Sunday, June 20, 2010

A hard hitting piece by Hoodbhoy

Himal magazine published an article by Pervez Hoodbhoy, and it has been reproduced on pakteahouse.

Hoodbhoy makes the following point
Decades after the horrific bloodbath of Partition, the idea of Pakistan remains hotly debated. It did not help that Jinnah died in 1948, just a year after Pakistan was born, with his plans still ambiguously stated. He authored no books and wrote no policy paper. He did make many speeches, of which several were driven by political expediency and are frankly contradictory. These are freely cherry-picked today, with some finding in them a liberal and secular voice; others, an embodiment of Islamic values. The confusion is irresolvable. 
which with satisfaction, we juxtapose against Vajra and his defense of pakteahouse's consensus history:
Every single line of that, every single word has been substantiated, not by one individual, by collective examination of the records and the analyses, by collective debate and discussion, a lively discussion, whereby parts were enhanced, parts were discarded, and nothing was accepted at face value.

I suppose it is time for Vajra to point Pervez Hoodbhoy to the archives:
To show that you are dishonest and lazy, I have to do nothing more than point readers, and you for that matter, to the archives.
Dishonest and lazy guy, this Hoodbhoy, who in all likelihood doesn't read pakteahouse.  I guess it is always best to come in via the front door instead of by comments.

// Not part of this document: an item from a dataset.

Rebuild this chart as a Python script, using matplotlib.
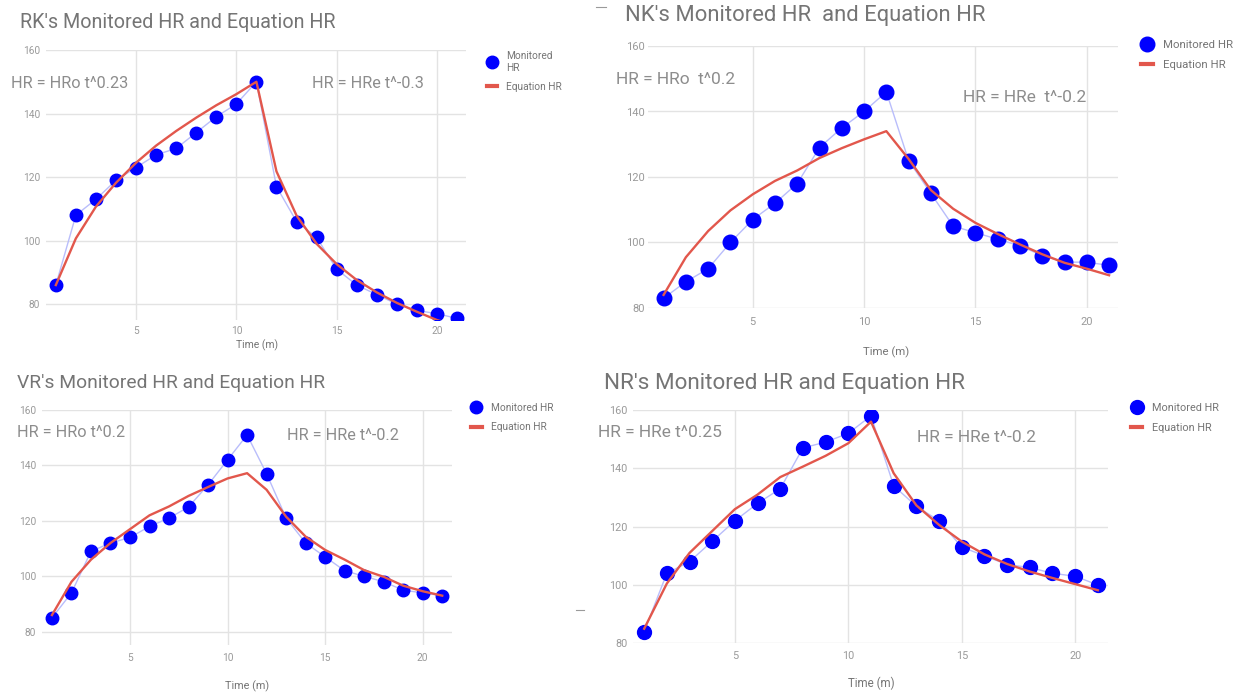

(Note: I in general don't endorse Hoodbhoy, but he is about as liberal a Pakistani as you're likely to find.)

Hoodbhoy makes argues that Pakistan is not a nation, and points out how it might become one.  We won't go into why he thinks Pakistan is not yet a nation, but the steps he thinks Pakistan needs to take are good steps, regardless of what you think of Pakistani nationhood.

None of them include revising the narrative of Pakistan's creation, or even debating it.  In that sense, Hoodbhoy falls in the camp of this blog.

Hoodbhoy's prescription starts with peace - an end to the internal wars.  It continues with a modicum of economic justice.  It must shed the colonial structure of its government, presumably a holdover from the British era.  Then back to more economic justice and a social contract - citizens abide by the laws, and the government protects their rights.  Then it is on to reform of education.  Threaded through this is the idea that
In the end, for Pakistan to succeed, it must want to become a nation held together by mutual interests rather than by some abstract Islamic ideology.